[START Data provided]
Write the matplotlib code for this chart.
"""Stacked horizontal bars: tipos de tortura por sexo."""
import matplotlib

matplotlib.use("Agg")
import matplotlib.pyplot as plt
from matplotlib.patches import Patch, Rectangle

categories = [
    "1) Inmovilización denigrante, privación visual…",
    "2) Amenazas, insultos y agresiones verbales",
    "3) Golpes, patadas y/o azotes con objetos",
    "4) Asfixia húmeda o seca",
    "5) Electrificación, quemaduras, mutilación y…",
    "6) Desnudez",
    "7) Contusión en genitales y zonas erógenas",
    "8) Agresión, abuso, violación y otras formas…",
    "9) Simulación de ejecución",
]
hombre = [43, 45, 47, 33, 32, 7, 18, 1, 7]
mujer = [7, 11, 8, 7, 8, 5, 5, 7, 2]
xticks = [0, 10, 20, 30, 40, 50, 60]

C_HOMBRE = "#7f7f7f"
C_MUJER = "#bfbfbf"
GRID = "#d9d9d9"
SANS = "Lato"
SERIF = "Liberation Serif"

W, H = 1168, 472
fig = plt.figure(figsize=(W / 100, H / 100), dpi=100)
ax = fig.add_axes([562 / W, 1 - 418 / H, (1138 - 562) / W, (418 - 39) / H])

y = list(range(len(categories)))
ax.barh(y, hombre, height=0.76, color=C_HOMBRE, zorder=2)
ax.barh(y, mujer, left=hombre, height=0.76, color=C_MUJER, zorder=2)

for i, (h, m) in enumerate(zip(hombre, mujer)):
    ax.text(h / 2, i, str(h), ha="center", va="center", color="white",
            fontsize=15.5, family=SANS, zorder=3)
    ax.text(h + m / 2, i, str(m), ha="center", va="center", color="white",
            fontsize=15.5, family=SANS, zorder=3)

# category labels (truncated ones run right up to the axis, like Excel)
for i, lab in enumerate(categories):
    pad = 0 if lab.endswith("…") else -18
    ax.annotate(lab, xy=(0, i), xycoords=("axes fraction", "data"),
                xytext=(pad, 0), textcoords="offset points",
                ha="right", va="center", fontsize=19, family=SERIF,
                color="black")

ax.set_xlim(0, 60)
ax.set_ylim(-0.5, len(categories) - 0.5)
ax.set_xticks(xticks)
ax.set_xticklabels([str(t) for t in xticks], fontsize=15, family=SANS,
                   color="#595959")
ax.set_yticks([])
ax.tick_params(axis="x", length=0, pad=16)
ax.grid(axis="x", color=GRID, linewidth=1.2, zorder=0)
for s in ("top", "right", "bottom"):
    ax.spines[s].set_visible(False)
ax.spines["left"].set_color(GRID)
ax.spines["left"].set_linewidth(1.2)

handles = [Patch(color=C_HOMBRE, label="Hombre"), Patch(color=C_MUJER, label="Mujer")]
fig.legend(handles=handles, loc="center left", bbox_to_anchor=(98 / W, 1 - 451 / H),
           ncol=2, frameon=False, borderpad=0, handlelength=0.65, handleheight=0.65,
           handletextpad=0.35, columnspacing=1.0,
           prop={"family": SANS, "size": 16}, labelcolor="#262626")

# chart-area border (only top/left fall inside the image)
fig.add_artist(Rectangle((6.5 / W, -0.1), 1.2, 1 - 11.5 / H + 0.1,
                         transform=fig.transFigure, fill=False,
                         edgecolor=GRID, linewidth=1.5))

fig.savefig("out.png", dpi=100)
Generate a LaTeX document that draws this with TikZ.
[END Data provided]
▶ **Exercise details**: Transcribe all entries exactly as they are given.

▶ **Finished task**:
Write the matplotlib code for this chart.
"""Stacked horizontal bars: tipos de tortura por sexo."""
import matplotlib

matplotlib.use("Agg")
import matplotlib.pyplot as plt
from matplotlib.patches import Patch, Rectangle

categories = [
    "1) Inmovilización denigrante, privación visual…",
    "2) Amenazas, insultos y agresiones verbales",
    "3) Golpes, patadas y/o azotes con objetos",
    "4) Asfixia húmeda o seca",
    "5) Electrificación, quemaduras, mutilación y…",
    "6) Desnudez",
    "7) Contusión en genitales y zonas erógenas",
    "8) Agresión, abuso, violación y otras formas…",
    "9) Simulación de ejecución",
]
hombre = [43, 45, 47, 33, 32, 7, 18, 1, 7]
mujer = [7, 11, 8, 7, 8, 5, 5, 7, 2]
xticks = [0, 10, 20, 30, 40, 50, 60]

C_HOMBRE = "#7f7f7f"
C_MUJER = "#bfbfbf"
GRID = "#d9d9d9"
SANS = "Lato"
SERIF = "Liberation Serif"

W, H = 1168, 472
fig = plt.figure(figsize=(W / 100, H / 100), dpi=100)
ax = fig.add_axes([562 / W, 1 - 418 / H, (1138 - 562) / W, (418 - 39) / H])

y = list(range(len(categories)))
ax.barh(y, hombre, height=0.76, color=C_HOMBRE, zorder=2)
ax.barh(y, mujer, left=hombre, height=0.76, color=C_MUJER, zorder=2)

for i, (h, m) in enumerate(zip(hombre, mujer)):
    ax.text(h / 2, i, str(h), ha="center", va="center", color="white",
            fontsize=15.5, family=SANS, zorder=3)
    ax.text(h + m / 2, i, str(m), ha="center", va="center", color="white",
            fontsize=15.5, family=SANS, zorder=3)

# category labels (truncated ones run right up to the axis, like Excel)
for i, lab in enumerate(categories):
    pad = 0 if lab.endswith("…") else -18
    ax.annotate(lab, xy=(0, i), xycoords=("axes fraction", "data"),
                xytext=(pad, 0), textcoords="offset points",
                ha="right", va="center", fontsize=19, family=SERIF,
                color="black")

ax.set_xlim(0, 60)
ax.set_ylim(-0.5, len(categories) - 0.5)
ax.set_xticks(xticks)
ax.set_xticklabels([str(t) for t in xticks], fontsize=15, family=SANS,
                   color="#595959")
ax.set_yticks([])
ax.tick_params(axis="x", length=0, pad=16)
ax.grid(axis="x", color=GRID, linewidth=1.2, zorder=0)
for s in ("top", "right", "bottom"):
    ax.spines[s].set_visible(False)
ax.spines["left"].set_color(GRID)
ax.spines["left"].set_linewidth(1.2)

handles = [Patch(color=C_HOMBRE, label="Hombre"), Patch(color=C_MUJER, label="Mujer")]
fig.legend(handles=handles, loc="center left", bbox_to_anchor=(98 / W, 1 - 451 / H),
           ncol=2, frameon=False, borderpad=0, handlelength=0.65, handleheight=0.65,
           handletextpad=0.35, columnspacing=1.0,
           prop={"family": SANS, "size": 16}, labelcolor="#262626")

# chart-area border (only top/left fall inside the image)
fig.add_artist(Rectangle((6.5 / W, -0.1), 1.2, 1 - 11.5 / H + 0.1,
                         transform=fig.transFigure, fill=False,
                         edgecolor=GRID, linewidth=1.5))

fig.savefig("out.png", dpi=100)
Generate a LaTeX document that draws this with TikZ.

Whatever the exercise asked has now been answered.